**** Source material ****
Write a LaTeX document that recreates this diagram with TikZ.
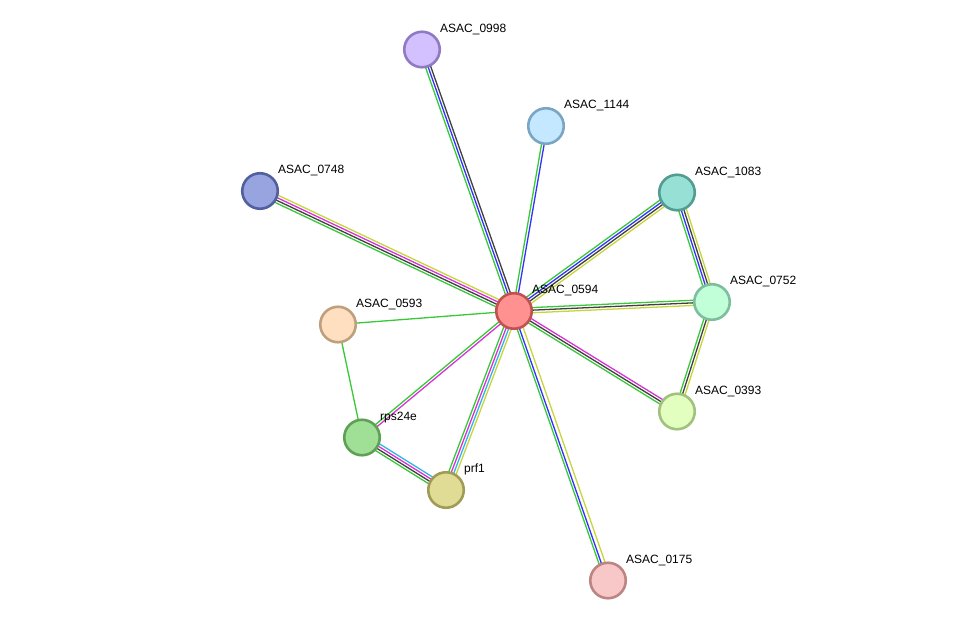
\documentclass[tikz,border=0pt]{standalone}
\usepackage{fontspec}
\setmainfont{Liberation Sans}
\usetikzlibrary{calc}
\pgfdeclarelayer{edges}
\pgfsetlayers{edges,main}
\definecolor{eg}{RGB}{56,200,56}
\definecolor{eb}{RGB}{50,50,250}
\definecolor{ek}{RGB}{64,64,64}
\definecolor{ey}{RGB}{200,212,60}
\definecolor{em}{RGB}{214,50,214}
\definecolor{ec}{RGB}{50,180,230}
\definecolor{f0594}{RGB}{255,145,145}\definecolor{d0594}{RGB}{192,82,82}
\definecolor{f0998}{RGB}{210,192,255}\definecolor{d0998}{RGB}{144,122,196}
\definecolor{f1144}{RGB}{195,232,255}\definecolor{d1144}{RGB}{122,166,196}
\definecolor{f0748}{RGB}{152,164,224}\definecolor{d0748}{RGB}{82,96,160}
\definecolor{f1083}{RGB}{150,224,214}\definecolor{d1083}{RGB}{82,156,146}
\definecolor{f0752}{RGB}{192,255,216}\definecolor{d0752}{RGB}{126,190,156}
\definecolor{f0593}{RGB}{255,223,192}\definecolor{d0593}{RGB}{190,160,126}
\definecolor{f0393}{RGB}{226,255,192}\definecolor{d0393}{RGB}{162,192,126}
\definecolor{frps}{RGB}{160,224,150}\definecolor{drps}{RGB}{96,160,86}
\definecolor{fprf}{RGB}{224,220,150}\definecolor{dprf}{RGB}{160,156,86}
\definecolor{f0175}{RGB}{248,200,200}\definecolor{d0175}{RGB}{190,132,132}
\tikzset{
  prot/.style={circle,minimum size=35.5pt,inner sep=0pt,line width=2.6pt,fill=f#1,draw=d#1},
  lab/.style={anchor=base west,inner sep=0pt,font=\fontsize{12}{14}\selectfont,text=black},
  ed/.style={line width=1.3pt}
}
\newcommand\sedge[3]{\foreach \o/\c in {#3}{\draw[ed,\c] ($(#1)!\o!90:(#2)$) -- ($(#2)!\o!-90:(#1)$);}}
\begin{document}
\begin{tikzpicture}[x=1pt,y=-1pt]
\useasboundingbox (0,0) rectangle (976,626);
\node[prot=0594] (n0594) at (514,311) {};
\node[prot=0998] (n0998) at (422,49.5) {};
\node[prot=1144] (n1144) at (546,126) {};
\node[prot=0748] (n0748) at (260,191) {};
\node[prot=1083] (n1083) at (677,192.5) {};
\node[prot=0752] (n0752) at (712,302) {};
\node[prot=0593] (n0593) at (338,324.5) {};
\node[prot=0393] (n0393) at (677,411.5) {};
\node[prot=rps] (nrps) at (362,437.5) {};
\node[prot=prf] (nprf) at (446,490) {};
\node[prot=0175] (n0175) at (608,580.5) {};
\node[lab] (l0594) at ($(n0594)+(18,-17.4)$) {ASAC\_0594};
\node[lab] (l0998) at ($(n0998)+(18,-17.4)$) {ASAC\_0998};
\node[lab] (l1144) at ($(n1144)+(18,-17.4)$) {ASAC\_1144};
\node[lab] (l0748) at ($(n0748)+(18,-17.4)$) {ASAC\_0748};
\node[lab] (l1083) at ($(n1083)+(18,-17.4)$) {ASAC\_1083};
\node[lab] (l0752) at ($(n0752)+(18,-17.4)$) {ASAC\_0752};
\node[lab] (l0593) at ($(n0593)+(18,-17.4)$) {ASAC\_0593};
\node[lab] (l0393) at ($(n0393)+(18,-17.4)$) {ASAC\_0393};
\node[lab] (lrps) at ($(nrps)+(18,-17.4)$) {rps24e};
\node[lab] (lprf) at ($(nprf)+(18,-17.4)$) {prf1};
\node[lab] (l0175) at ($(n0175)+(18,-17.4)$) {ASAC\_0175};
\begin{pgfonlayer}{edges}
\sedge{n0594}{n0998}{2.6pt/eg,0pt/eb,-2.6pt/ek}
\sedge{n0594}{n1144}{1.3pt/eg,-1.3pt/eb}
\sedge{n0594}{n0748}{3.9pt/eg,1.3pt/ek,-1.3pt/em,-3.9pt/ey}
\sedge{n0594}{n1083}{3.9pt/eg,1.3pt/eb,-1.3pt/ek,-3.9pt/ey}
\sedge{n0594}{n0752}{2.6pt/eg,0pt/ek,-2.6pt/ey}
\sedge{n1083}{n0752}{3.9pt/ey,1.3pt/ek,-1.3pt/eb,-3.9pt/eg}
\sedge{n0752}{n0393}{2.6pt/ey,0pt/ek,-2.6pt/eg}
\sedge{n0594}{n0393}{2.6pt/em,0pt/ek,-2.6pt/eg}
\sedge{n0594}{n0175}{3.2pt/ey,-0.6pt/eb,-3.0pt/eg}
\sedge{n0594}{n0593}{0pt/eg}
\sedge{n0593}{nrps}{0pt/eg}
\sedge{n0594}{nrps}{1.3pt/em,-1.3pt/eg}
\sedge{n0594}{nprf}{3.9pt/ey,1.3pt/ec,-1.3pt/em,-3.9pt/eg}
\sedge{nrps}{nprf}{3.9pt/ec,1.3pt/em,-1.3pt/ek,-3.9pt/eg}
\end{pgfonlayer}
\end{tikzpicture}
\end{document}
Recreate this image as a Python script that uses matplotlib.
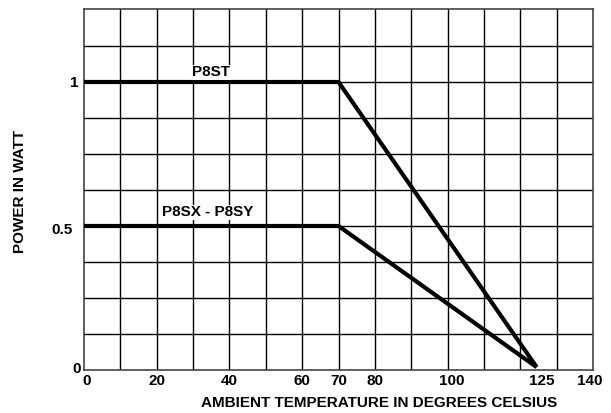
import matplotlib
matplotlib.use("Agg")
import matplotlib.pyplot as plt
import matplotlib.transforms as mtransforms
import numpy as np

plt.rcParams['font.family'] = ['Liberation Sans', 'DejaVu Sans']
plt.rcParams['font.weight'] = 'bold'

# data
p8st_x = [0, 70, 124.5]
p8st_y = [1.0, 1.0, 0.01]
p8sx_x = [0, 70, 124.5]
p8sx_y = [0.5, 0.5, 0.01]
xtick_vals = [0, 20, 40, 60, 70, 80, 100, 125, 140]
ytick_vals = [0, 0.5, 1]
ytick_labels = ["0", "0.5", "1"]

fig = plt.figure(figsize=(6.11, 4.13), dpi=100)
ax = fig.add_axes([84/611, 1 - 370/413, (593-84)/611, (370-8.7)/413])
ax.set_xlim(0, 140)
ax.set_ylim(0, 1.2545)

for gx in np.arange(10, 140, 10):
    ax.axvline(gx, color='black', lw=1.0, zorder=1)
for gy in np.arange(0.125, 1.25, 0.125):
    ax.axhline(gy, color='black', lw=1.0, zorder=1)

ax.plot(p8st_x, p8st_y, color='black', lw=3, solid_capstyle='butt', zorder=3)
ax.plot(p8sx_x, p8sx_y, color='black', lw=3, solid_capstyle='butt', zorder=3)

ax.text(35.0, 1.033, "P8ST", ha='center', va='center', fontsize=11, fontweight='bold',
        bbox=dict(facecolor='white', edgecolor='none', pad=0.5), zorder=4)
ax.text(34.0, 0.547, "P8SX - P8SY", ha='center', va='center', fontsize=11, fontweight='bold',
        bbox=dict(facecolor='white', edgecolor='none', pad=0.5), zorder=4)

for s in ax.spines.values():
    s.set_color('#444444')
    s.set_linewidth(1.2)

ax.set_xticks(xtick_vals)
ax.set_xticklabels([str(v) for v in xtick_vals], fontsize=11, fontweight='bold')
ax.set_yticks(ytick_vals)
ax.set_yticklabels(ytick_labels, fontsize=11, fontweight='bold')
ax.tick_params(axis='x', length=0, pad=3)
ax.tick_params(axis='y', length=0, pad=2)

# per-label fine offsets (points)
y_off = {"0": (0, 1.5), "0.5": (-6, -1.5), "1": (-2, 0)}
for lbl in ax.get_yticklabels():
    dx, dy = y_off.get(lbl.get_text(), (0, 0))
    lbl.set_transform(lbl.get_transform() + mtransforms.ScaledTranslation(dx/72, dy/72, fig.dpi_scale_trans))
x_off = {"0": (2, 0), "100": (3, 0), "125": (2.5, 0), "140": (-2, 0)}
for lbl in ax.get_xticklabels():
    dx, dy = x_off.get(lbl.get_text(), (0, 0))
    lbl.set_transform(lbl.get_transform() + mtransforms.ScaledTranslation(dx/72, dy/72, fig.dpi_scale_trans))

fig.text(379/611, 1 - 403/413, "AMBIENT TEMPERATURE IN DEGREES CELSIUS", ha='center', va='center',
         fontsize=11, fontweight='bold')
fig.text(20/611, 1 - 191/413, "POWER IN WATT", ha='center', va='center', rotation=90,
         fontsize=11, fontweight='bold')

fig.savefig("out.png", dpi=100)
****
### Your task
For the material above, give again only the lines starting at the line that contains "Recreate this image" and ending at the line that contains "p8sx_y, color='black', lw=3, solid_capstyle='butt', zorder=3)". Pictures do not belong in the copy.

### Task solution
Recreate this image as a Python script that uses matplotlib.
import matplotlib
matplotlib.use("Agg")
import matplotlib.pyplot as plt
import matplotlib.transforms as mtransforms
import numpy as np

plt.rcParams['font.family'] = ['Liberation Sans', 'DejaVu Sans']
plt.rcParams['font.weight'] = 'bold'

# data
p8st_x = [0, 70, 124.5]
p8st_y = [1.0, 1.0, 0.01]
p8sx_x = [0, 70, 124.5]
p8sx_y = [0.5, 0.5, 0.01]
xtick_vals = [0, 20, 40, 60, 70, 80, 100, 125, 140]
ytick_vals = [0, 0.5, 1]
ytick_labels = ["0", "0.5", "1"]

fig = plt.figure(figsize=(6.11, 4.13), dpi=100)
ax = fig.add_axes([84/611, 1 - 370/413, (593-84)/611, (370-8.7)/413])
ax.set_xlim(0, 140)
ax.set_ylim(0, 1.2545)

for gx in np.arange(10, 140, 10):
    ax.axvline(gx, color='black', lw=1.0, zorder=1)
for gy in np.arange(0.125, 1.25, 0.125):
    ax.axhline(gy, color='black', lw=1.0, zorder=1)

ax.plot(p8st_x, p8st_y, color='black', lw=3, solid_capstyle='butt', zorder=3)
ax.plot(p8sx_x, p8sx_y, color='black', lw=3, solid_capstyle='butt', zorder=3)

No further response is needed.